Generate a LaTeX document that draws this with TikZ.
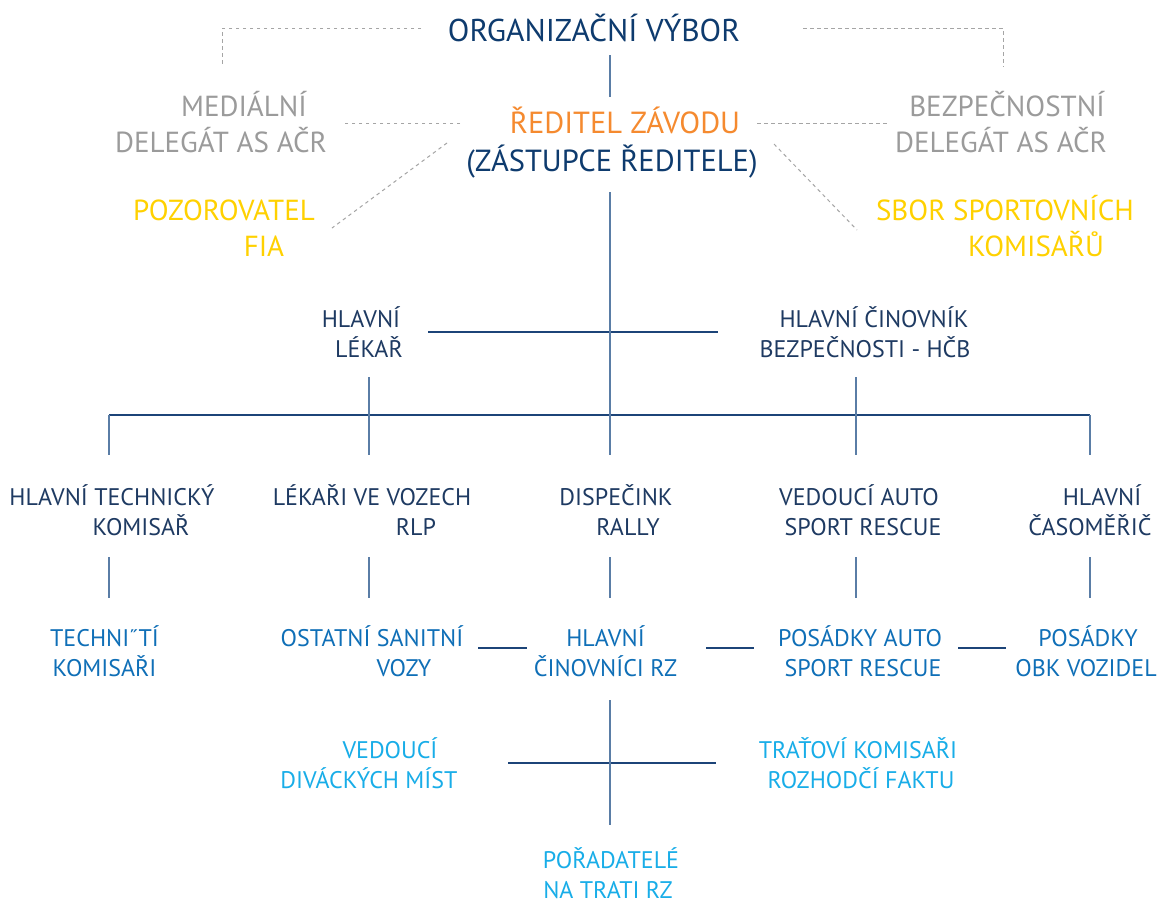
\documentclass[tikz,border=0pt]{standalone}
\usepackage{fontspec}
\setmainfont{PT Sans}
\definecolor{titlenavy}{HTML}{0E3B6E}
\definecolor{navy}{HTML}{1E3A62}
\definecolor{grayt}{HTML}{9B9B9B}
\definecolor{oranget}{HTML}{F58A2F}
\definecolor{yellowt}{HTML}{FFD100}
\definecolor{midblue}{HTML}{0F6FB7}
\definecolor{lightblue}{HTML}{18ADE8}
\definecolor{vlinec}{HTML}{5A7DA6}
\definecolor{hlinec}{HTML}{1C4478}
\definecolor{dashc}{HTML}{A5A5A5}
\newcommand{\Ln}[2]{\makebox[0pt]{\hspace*{#1}\rule[-0.26em]{0pt}{1.22em}#2}}
\newcommand{\LnZ}[2]{\makebox[0pt]{\hspace*{#1}\rule{0pt}{0.96em}#2}}
\tikzset{
  txt/.style={inner sep=0pt, outer sep=0pt, align=center},
  big/.style={txt, font=\fontsize{29}{36}\selectfont},
  ttl/.style={txt, font=\fontsize{31.5}{38}\selectfont},
  mid/.style={txt, font=\fontsize{30.5}{36}\selectfont},
  sml/.style={txt, font=\fontsize{24}{30.5}\selectfont},
  smt/.style={txt, font=\fontsize{24}{29.5}\selectfont},
  vl/.style={draw=vlinec, line width=1.5pt},
  hl/.style={draw=hlinec, line width=1.5pt},
  dsh/.style={draw=dashc, line width=1pt, dash pattern=on 3.5pt off 3.5pt},
}
\begin{document}
\begin{tikzpicture}[x=1pt,y=-1pt]
\useasboundingbox (0,0) rectangle (1159,906);
\fill[white] (0,0) rectangle (1159,906);

% ---- texts ----
\node[ttl, text=titlenavy] (title) at (594,30) {\Ln{0pt}{ORGANIZAČNÍ VÝBOR}};
\node[big, text=grayt] (medial) at (232,124) {\Ln{24pt}{MEDIÁLNÍ}\\\Ln{-22pt}{DELEGÁT AS AČR}};
\node[mid] (reditel) at (618,142) {\Ln{14pt}{\color{oranget}ŘEDITEL ZÁVODU}\\\Ln{-12pt}{\color{titlenavy}(ZÁSTUPCE ŘEDITELE)}};
\node[big, text=grayt] (bezp) at (1004,124) {\Ln{6pt}{BEZPEČNOSTNÍ}\\\Ln{-6pt}{DELEGÁT AS AČR}};
\node[big, text=yellowt] (pozor) at (244,228) {\Ln{-40pt}{POZOROVATEL}\\\Ln{40pt}{FIA}};
\node[big, text=yellowt] (sbor) at (1020,228) {\Ln{-30pt}{SBOR SPORTOVNÍCH}\\\Ln{32pt}{KOMISAŘŮ}};

\node[sml, text=navy] (lekar) at (365,334) {\Ln{-8pt}{HLAVNÍ}\\\Ln{8pt}{LÉKAŘ}};
\node[sml, text=navy] (hcb) at (870,334) {\Ln{8pt}{HLAVNÍ ČINOVNÍK}\\\Ln{-10pt}{BEZPEČNOSTI - HČB}};

\node[sml, text=navy] (htk) at (126,512) {\Ln{-28pt}{HLAVNÍ TECHNICKÝ}\\\Ln{30pt}{KOMISAŘ}};
\node[sml, text=navy] (lvv) at (394,512) {\Ln{-44pt}{LÉKAŘI VE VOZECH}\\\Ln{44pt}{RLP}};
\node[sml, text=navy] (disp) at (622,512) {\Ln{-12pt}{DISPEČINK}\\\Ln{12pt}{RALLY}};
\node[sml, text=navy] (vasr) at (861,512) {\Ln{-4pt}{VEDOUCÍ AUTO}\\\Ln{4pt}{SPORT RESCUE}};
\node[sml, text=navy] (hcas) at (1096,512) {\Ln{12pt}{HLAVNÍ}\\\Ln{-12pt}{ČASOMĚŘIČ}};

\node[sml, text=midblue] (tk) at (104.5,653) {\Ln{0pt}{TECHNI˝TÍ}\\\Ln{0pt}{KOMISAŘI}};
\node[sml, text=midblue] (osv) at (388,653) {\Ln{-32pt}{OSTATNÍ SANITNÍ}\\\Ln{32pt}{VOZY}};
\node[sml, text=midblue] (hcrz) at (605.5,653) {\Ln{0pt}{HLAVNÍ}\\\Ln{0pt}{ČINOVNÍCI RZ}};
\node[sml, text=midblue] (pasr) at (861.5,653) {\Ln{-3pt}{POSÁDKY AUTO}\\\Ln{3pt}{SPORT RESCUE}};
\node[sml, text=midblue] (pobk) at (1087,653) {\Ln{2pt}{POSÁDKY}\\\Ln{-2pt}{OBK VOZIDEL}};

\node[sml, text=lightblue] (vdm) at (379.5,765) {\Ln{21pt}{VEDOUCÍ}\\\Ln{-21pt}{DIVÁCKÝCH MÍST}};
\node[sml, text=lightblue] (tkrf) at (859.5,765) {\Ln{-3pt}{TRAŤOVÍ KOMISAŘI}\\\Ln{3pt}{ROZHODČÍ FAKTU}};
\node[smt, text=lightblue] (pnt) at (609.5,872) {\Ln{3pt}{POŘADATELÉ}\\\LnZ{-3pt}{NA TRATI RZ}};

% ---- coordinates ----
\coordinate (dtl) at (421,28);  \coordinate (dcl) at (222,28);  \coordinate (dml) at (222,67);
\coordinate (dtr) at (803,28);  \coordinate (dcr) at (1003,28); \coordinate (dmr) at (1003,67);
\coordinate (mdl1) at (460,123); \coordinate (mdl2) at (345,123);
\coordinate (mdr1) at (757,123); \coordinate (mdr2) at (888,123);
\coordinate (dgl1) at (447,143); \coordinate (dgl2) at (332,228);
\coordinate (dgr1) at (774,144); \coordinate (dgr2) at (857,230);

\coordinate (t1) at (610,55);  \coordinate (t2) at (610,97);
\coordinate (r1) at (610,192); \coordinate (r2) at (610,455);
\coordinate (c1) at (428,332); \coordinate (c2) at (718,332);
\coordinate (lk1) at (369,377); \coordinate (lk2) at (369,455);
\coordinate (hb1) at (856,377); \coordinate (hb2) at (856,455);
\coordinate (bar1) at (109,415); \coordinate (bar2) at (1090,415);
\coordinate (bl) at (109,455); \coordinate (br) at (1090,455);

\coordinate (u1) at (109,557); \coordinate (w1) at (109,598);
\coordinate (u2) at (369,557); \coordinate (w2) at (369,598);
\coordinate (u3) at (610,557); \coordinate (w3) at (610,598);
\coordinate (u4) at (856,557); \coordinate (w4) at (856,598);
\coordinate (u5) at (1090,557); \coordinate (w5) at (1090,598);

\coordinate (s1a) at (478,648); \coordinate (s1b) at (527,648);
\coordinate (s2a) at (706,648); \coordinate (s2b) at (754,648);
\coordinate (s3a) at (958,648); \coordinate (s3b) at (1006,648);

\coordinate (p1) at (610,700); \coordinate (p2) at (610,825);
\coordinate (q1) at (508,763); \coordinate (q2) at (716,763);

% ---- dashed connectors ----
\draw[dsh] (dtl) -- (dcl) -- (dml);
\draw[dsh] (dtr) -- (dcr) -- (dmr);
\draw[dsh] (mdl1) -- (mdl2);
\draw[dsh] (mdr1) -- (mdr2);
\draw[dsh] (dgl1) -- (dgl2);
\draw[dsh] (dgr1) -- (dgr2);

% ---- solid connectors ----
\draw[vl] (t1) -- (t2);
\draw[hl] (c1) -- (c2);
\draw[hl] (bar1) -- (bar2);
\draw[vl] (r1) -- (r2);
\draw[vl] (lk1) -- (lk2);
\draw[vl] (hb1) -- (hb2);
\draw[vl] (bar1) -- (bl);
\draw[vl] (bar2) -- (br);
\draw[vl] (u1) -- (w1);
\draw[vl] (u2) -- (w2);
\draw[vl] (u3) -- (w3);
\draw[vl] (u4) -- (w4);
\draw[vl] (u5) -- (w5);
\draw[hl] (s1a) -- (s1b);
\draw[hl] (s2a) -- (s2b);
\draw[hl] (s3a) -- (s3b);
\draw[hl] (q1) -- (q2);
\draw[vl] (p1) -- (p2);
\end{tikzpicture}
\end{document}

_ _ _ _

**Exercise task:**
Please quote the lines of the material, beginning with the first and ending with the one that contains "text=yellowt] (sbor) at", exactly as written and without any pictures.

**Task output:**
Generate a LaTeX document that draws this with TikZ.
\documentclass[tikz,border=0pt]{standalone}
\usepackage{fontspec}
\setmainfont{PT Sans}
\definecolor{titlenavy}{HTML}{0E3B6E}
\definecolor{navy}{HTML}{1E3A62}
\definecolor{grayt}{HTML}{9B9B9B}
\definecolor{oranget}{HTML}{F58A2F}
\definecolor{yellowt}{HTML}{FFD100}
\definecolor{midblue}{HTML}{0F6FB7}
\definecolor{lightblue}{HTML}{18ADE8}
\definecolor{vlinec}{HTML}{5A7DA6}
\definecolor{hlinec}{HTML}{1C4478}
\definecolor{dashc}{HTML}{A5A5A5}
\newcommand{\Ln}[2]{\makebox[0pt]{\hspace*{#1}\rule[-0.26em]{0pt}{1.22em}#2}}
\newcommand{\LnZ}[2]{\makebox[0pt]{\hspace*{#1}\rule{0pt}{0.96em}#2}}
\tikzset{
  txt/.style={inner sep=0pt, outer sep=0pt, align=center},
  big/.style={txt, font=\fontsize{29}{36}\selectfont},
  ttl/.style={txt, font=\fontsize{31.5}{38}\selectfont},
  mid/.style={txt, font=\fontsize{30.5}{36}\selectfont},
  sml/.style={txt, font=\fontsize{24}{30.5}\selectfont},
  smt/.style={txt, font=\fontsize{24}{29.5}\selectfont},
  vl/.style={draw=vlinec, line width=1.5pt},
  hl/.style={draw=hlinec, line width=1.5pt},
  dsh/.style={draw=dashc, line width=1pt, dash pattern=on 3.5pt off 3.5pt},
}
\begin{document}
\begin{tikzpicture}[x=1pt,y=-1pt]
\useasboundingbox (0,0) rectangle (1159,906);
\fill[white] (0,0) rectangle (1159,906);

% ---- texts ----
\node[ttl, text=titlenavy] (title) at (594,30) {\Ln{0pt}{ORGANIZAČNÍ VÝBOR}};
\node[big, text=grayt] (medial) at (232,124) {\Ln{24pt}{MEDIÁLNÍ}\\\Ln{-22pt}{DELEGÁT AS AČR}};
\node[mid] (reditel) at (618,142) {\Ln{14pt}{\color{oranget}ŘEDITEL ZÁVODU}\\\Ln{-12pt}{\color{titlenavy}(ZÁSTUPCE ŘEDITELE)}};
\node[big, text=grayt] (bezp) at (1004,124) {\Ln{6pt}{BEZPEČNOSTNÍ}\\\Ln{-6pt}{DELEGÁT AS AČR}};
\node[big, text=yellowt] (pozor) at (244,228) {\Ln{-40pt}{POZOROVATEL}\\\Ln{40pt}{FIA}};
\node[big, text=yellowt] (sbor) at (1020,228) {\Ln{-30pt}{SBOR SPORTOVNÍCH}\\\Ln{32pt}{KOMISAŘŮ}};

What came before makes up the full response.